You have to hire dealers for your tables, but you also have to hire a bunch of other staffers.
In order to build up a successful business in Casino Inc., you'll need to bring in lots of different guests, including vacationers, high rollers, senior citizens, teens, and socialites. In order to accomplish this, you need to fill your casinos with exciting gambling games (such as blackjack, poker, roulette, and baccarat) staffed by experienced dealers, and you must also add amenities such as restaurants, bars, live shows, dance floors, and video arcades, in addition to decorations and fixtures like potted plants and cordon ropes to grab your guests' attention and keep them moving along the casino floor. In order to keep them coming into your casino, you'll need to provide your guests with transportation from the local train station.
You'll also need to hire a dedicated staff to man your gambling tables, serve food and drinks, screen out undesirables, clean up messes, repair your broken slot machines, and "entertain" your guests by serving as professional escorts. While you can hire highly experienced five-star staffers, these employees will generally cost much more money to employ, and all employees demand additional pay raises as they continue to work with you. You'll also need to keep an eye out for saboteurs that rival casinos will send to steal from your tables or beat up your guests, though if you can successfully capture them with your security staff, you can hire them on yourself. You'll also need to publicize your casino by advertising it prominently in various parts of the city. You'll also eventually need to expand your business both by building additional floors in your current operation, which can be used as either more casino space or as hotel rooms for weary guests, and also by buying up new buildings in other parts of town to use as completely new casinos.

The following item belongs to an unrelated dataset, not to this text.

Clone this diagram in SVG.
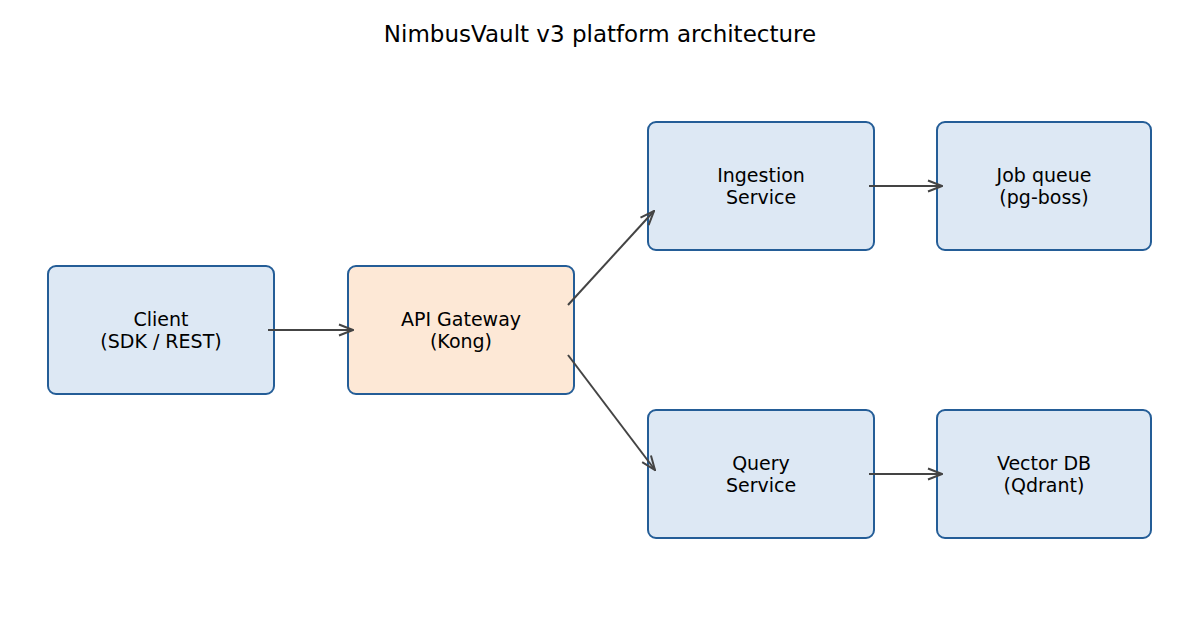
<svg xmlns="http://www.w3.org/2000/svg" width="1200" height="630" viewBox="0 0 1200 630">
<defs>
<style>
.box{fill:#dde8f4;stroke:#245d97;stroke-width:2}
.gw{fill:#fde8d6}
.lbl{font-family:"DejaVu Sans",sans-serif;font-size:19px;fill:#000;text-anchor:middle;dominant-baseline:central}
.title{font-family:"DejaVu Sans",sans-serif;font-size:23px;fill:#000;text-anchor:middle;dominant-baseline:central}
.edge{stroke:#444;stroke-width:2;fill:none;marker-end:url(#arr)}
</style>
<marker id="arr" viewBox="0 0 16 14" refX="15" refY="7" markerWidth="16" markerHeight="14" markerUnits="userSpaceOnUse" orient="auto">
<path d="M1,1.5 L15,7 L1,12.5" fill="none" stroke="#444" stroke-width="2"/>
</marker>
</defs>
<rect width="1200" height="630" fill="#fff"/>
<text class="title" x="600" y="34">NimbusVault v3 platform architecture</text>
<g id="client"><rect class="box" x="48" y="266" width="226" height="128" rx="8"/><text class="lbl" x="161" y="319">Client</text><text class="lbl" x="161" y="341">(SDK / REST)</text></g>
<g id="gateway"><rect class="box gw" x="348" y="266" width="226" height="128" rx="8"/><text class="lbl" x="461" y="319">API Gateway</text><text class="lbl" x="461" y="341">(Kong)</text></g>
<g id="ingestion"><rect class="box" x="648" y="122" width="226" height="128" rx="8"/><text class="lbl" x="761" y="175">Ingestion</text><text class="lbl" x="761" y="197">Service</text></g>
<g id="jobqueue"><rect class="box" x="937" y="122" width="214" height="128" rx="8"/><text class="lbl" x="1044" y="175">Job queue</text><text class="lbl" x="1044" y="197">(pg-boss)</text></g>
<g id="query"><rect class="box" x="648" y="410" width="226" height="128" rx="8"/><text class="lbl" x="761" y="463">Query</text><text class="lbl" x="761" y="485">Service</text></g>
<g id="vectordb"><rect class="box" x="937" y="410" width="214" height="128" rx="8"/><text class="lbl" x="1044" y="463">Vector DB</text><text class="lbl" x="1044" y="485">(Qdrant)</text></g>
<g id="connectors">
<line class="edge" x1="268" y1="330" x2="353" y2="330"/>
<line class="edge" x1="568" y1="305" x2="654" y2="211"/>
<line class="edge" x1="568" y1="355" x2="655" y2="470"/>
<line class="edge" x1="869" y1="186" x2="942" y2="186"/>
<line class="edge" x1="869" y1="474" x2="942" y2="474"/>
</g>
</svg>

You'll have to jump between your keyboard and mouse regularly to get anything done.
If all this sounds complicated, it's because it is. And unfortunately, Casino Inc.'s interface isn't up to the challenge of helping you perform all these actions quickly and easily. The game's 3D camera is locked at four different zoom levels, only one of which is practically useful, and instead of being able to use your mouse to rotate the camera as you can in so many other 3D games, you can rotate your view and zoom in/out only by reaching for your keyboard and using the Insert, Delete, Home, End, and Page Up and Page Down keys. And nearly every one of Casino Inc.'s options is buried in a menu of tiny icons in all four corners of the screen that can be accessed only by clicking on the correct icon with your mouse pointer. Unlike in most management games, where you can build businesses by buying and placing fixtures, you can't even quickly and easily move or get rid of objects; you must open up a specific menu by clicking on a tiny icon, then click on the "move" or "sell" icon. So, you'll often find yourself in the odd position of switching between using only your keyboard to control the camera and only your mouse to open menus, rather than using both simultaneously as you may have become accustomed to with other PC games.